_Aim of the exercise_
Leave out all pictures. Return exactly the lines from the top of the material through the line containing "y_domain = [0, 700]".

_Dataset content_
──────

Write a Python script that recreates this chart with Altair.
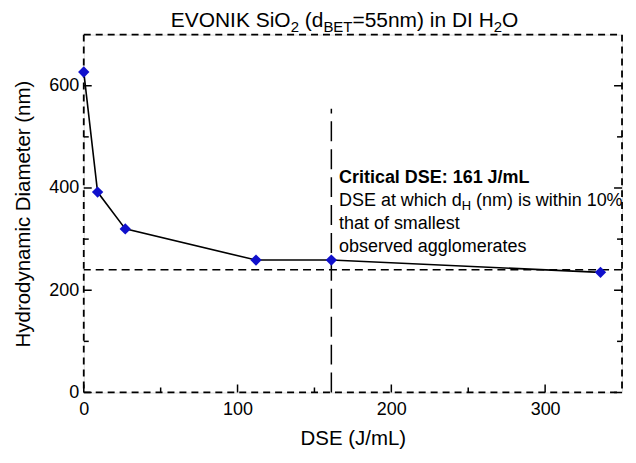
import altair as alt
import pandas as pd

# ---- data ----
dse = [0, 9, 27, 112, 161, 336]
dh = [627, 392, 320, 259, 259, 235]
x_major = [0, 100, 200, 300]
x_minor = [50, 150, 250]
y_major = [0, 200, 400, 600]
y_minor = [100, 300, 500]
critical_dse = [161]
critical_top = [555]
threshold_dh = [240]
x_domain = [0, 350]
y_domain = [0, 700]

# (text, is_subscript, leading space)
title_pieces = [("EVONIK SiO", False, False), ("2", True, False), ("(d", False, True),
                ("BET", True, False), ("=55nm) in DI H", False, False), ("2", True, False),
                ("O", False, False)]
ann_line1 = "Critical DSE: 161 J/mL"
ann_line2 = [("DSE at which d", False, False), ("H", True, False),
             ("(nm) is within 10%", False, True)]
ann_line3 = "that of smallest"
ann_line4 = "observed agglomerates"
ann_x = 166
ann_y = [420, 375, 330, 284]

# ---- layout / style ----
W, H = 540, 359
FONT = "Liberation Sans"
TICK_FS = 18
AX_TITLE_FS = 20.5
TITLE_FS = 21
SUB_FS = 15
ANN_FS = 18
ANN_SUB_FS = 13
BORDER_DASH = [7, 5]

# Arial/Liberation Sans advance widths (per 1000 em)
AW = {' ': 278, '(': 333, ')': 333, '=': 584, '%': 889, ':': 278, '/': 278,
      'A': 667, 'B': 667, 'C': 722, 'D': 722, 'E': 667, 'H': 722, 'I': 278, 'J': 500,
      'K': 667, 'L': 556, 'N': 722, 'O': 778, 'S': 667, 'T': 611, 'V': 667,
      'a': 556, 'b': 556, 'c': 500, 'd': 556, 'e': 556, 'f': 278, 'g': 556, 'h': 556,
      'i': 222, 'k': 500, 'l': 222, 'm': 833, 'n': 556, 'o': 556, 'p': 556, 'r': 333,
      's': 500, 't': 278, 'u': 556, 'v': 500, 'w': 722, 'x': 500, 'y': 500}
for d in "0123456789":
    AW[d] = 556


def tw(s, fs):
    return sum(AW.get(c, 556) for c in s) * fs / 1000.0


df = pd.DataFrame({"DSE": dse, "dH": dh})
xs = alt.Scale(domain=x_domain, nice=False, zero=False)
ys = alt.Scale(domain=y_domain, nice=False, zero=False)

xaxis = alt.Axis(values=x_major, title="DSE (J/mL)", ticks=False, domain=False, grid=False,
                 labelFontSize=TICK_FS, labelFont=FONT, labelColor="black", labelPadding=8,
                 labelFlush=False, labelOverlap=False,
                 titleFontSize=AX_TITLE_FS, titleFont=FONT, titleFontWeight="normal",
                 titleColor="black", titlePadding=10)
yaxis = alt.Axis(values=y_major, title="Hydrodynamic Diameter (nm)", ticks=False, domain=False,
                 grid=False, labelFontSize=TICK_FS, labelFont=FONT, labelColor="black",
                 labelPadding=5, labelFlush=False, labelOverlap=False,
                 titleFontSize=AX_TITLE_FS, titleFont=FONT, titleFontWeight="normal",
                 titleColor="black", titlePadding=15)


def X(f):
    return alt.X(f, type="quantitative", scale=xs, axis=xaxis)


def Y(f):
    return alt.Y(f, type="quantitative", scale=ys, axis=yaxis)


def one(v=0):
    return pd.DataFrame({"d": [v]})


line = alt.Chart(df).mark_line(color="black", strokeWidth=1.6).encode(x=X("DSE"), y=Y("dH"))
pts = alt.Chart(df).mark_point(shape="diamond", filled=True, size=130, color="#1010cc",
                               opacity=1).encode(x=X("DSE"), y=Y("dH"))

thr = alt.Chart(pd.DataFrame({"v": threshold_dh})).mark_rule(
    color="black", strokeWidth=1.5, strokeDash=[8, 5]).encode(y=Y("v"))
crit = alt.Chart(pd.DataFrame({"x": critical_dse, "y2": critical_top, "y0": [0]})).mark_rule(
    color="black", strokeWidth=1.5, strokeDash=[20, 8]).encode(x=X("x"), y=Y("y0"), y2="y2")

# dashed frame
frame = []
for enc in [dict(x=alt.value(0), x2=alt.value(W), y=alt.value(0)),
            dict(x=alt.value(0), x2=alt.value(W), y=alt.value(H)),
            dict(y=alt.value(0), y2=alt.value(H), x=alt.value(0)),
            dict(y=alt.value(0), y2=alt.value(H), x=alt.value(W))]:
    frame.append(alt.Chart(one()).mark_rule(color="black", strokeWidth=1.8,
                                            strokeDash=BORDER_DASH).encode(**enc))

layers = frame + [thr, crit, line, pts]

# inward ticks
for vals, ln in [(x_major, 8), (x_minor, 5)]:
    layers.append(alt.Chart(pd.DataFrame({"v": vals})).mark_rule(color="black", strokeWidth=1.5)
                  .encode(x=X("v"), y=alt.value(H), y2=alt.value(H - ln)))
for vals, ln in [(y_major, 8), (y_minor, 5)]:
    d = pd.DataFrame({"v": vals})
    layers.append(alt.Chart(d).mark_rule(color="black", strokeWidth=1.5)
                  .encode(y=Y("v"), x=alt.value(0), x2=alt.value(ln)))
    layers.append(alt.Chart(d).mark_rule(color="black", strokeWidth=1.5)
                  .encode(y=Y("v"), x=alt.value(W), x2=alt.value(W - ln)))


# annotation
def ann(text, yv, bold=False, dx=0, dy=0, fs=ANN_FS):
    return alt.Chart(pd.DataFrame({"x": [ann_x], "y": [yv], "t": [text]})).mark_text(
        align="left", baseline="middle", font=FONT, fontSize=fs,
        fontWeight="bold" if bold else "normal", color="black", dx=dx, dy=dy
    ).encode(x=X("x"), y=Y("y"), text="t:N")


layers.append(ann(ann_line1, ann_y[0], bold=True))
off = 0
for s, sub, lead in ann_line2:
    fs = ANN_SUB_FS if sub else ANN_FS
    if lead:
        off += tw(" ", fs)
    layers.append(ann(s, ann_y[1], dx=off, dy=5 if sub else 0, fs=fs))
    off += tw(s, fs)
layers.append(ann(ann_line3, ann_y[2]))
layers.append(ann(ann_line4, ann_y[3]))

# title built from pieces (for subscripts)
total = sum(tw((" " if lead else "") + s, SUB_FS if sub else TITLE_FS)
            for s, sub, lead in title_pieces)
cx = 345 - 83.3
px = cx - total / 2
for s, sub, lead in title_pieces:
    fs = SUB_FS if sub else TITLE_FS
    if lead:
        px += tw(" ", fs)
    layers.append(alt.Chart(pd.DataFrame({"t": [s]})).mark_text(
        align="left", baseline="alphabetic", font=FONT, fontSize=fs, color="black"
    ).encode(x=alt.value(px), y=alt.value(-8 + (5 if sub else 0)), text="t:N"))
    px += tw(s, fs)

chart = alt.layer(*layers).properties(
    width=W, height=H,
    padding={"left": 5, "top": 1, "right": 5, "bottom": 2},
).configure_view(
    strokeWidth=0
).configure(background="white")

chart.save("out.html", embed_options={"renderer": "svg", "actions": False})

──────

_Exercise result_
Write a Python script that recreates this chart with Altair.
import altair as alt
import pandas as pd

# ---- data ----
dse = [0, 9, 27, 112, 161, 336]
dh = [627, 392, 320, 259, 259, 235]
x_major = [0, 100, 200, 300]
x_minor = [50, 150, 250]
y_major = [0, 200, 400, 600]
y_minor = [100, 300, 500]
critical_dse = [161]
critical_top = [555]
threshold_dh = [240]
x_domain = [0, 350]
y_domain = [0, 700]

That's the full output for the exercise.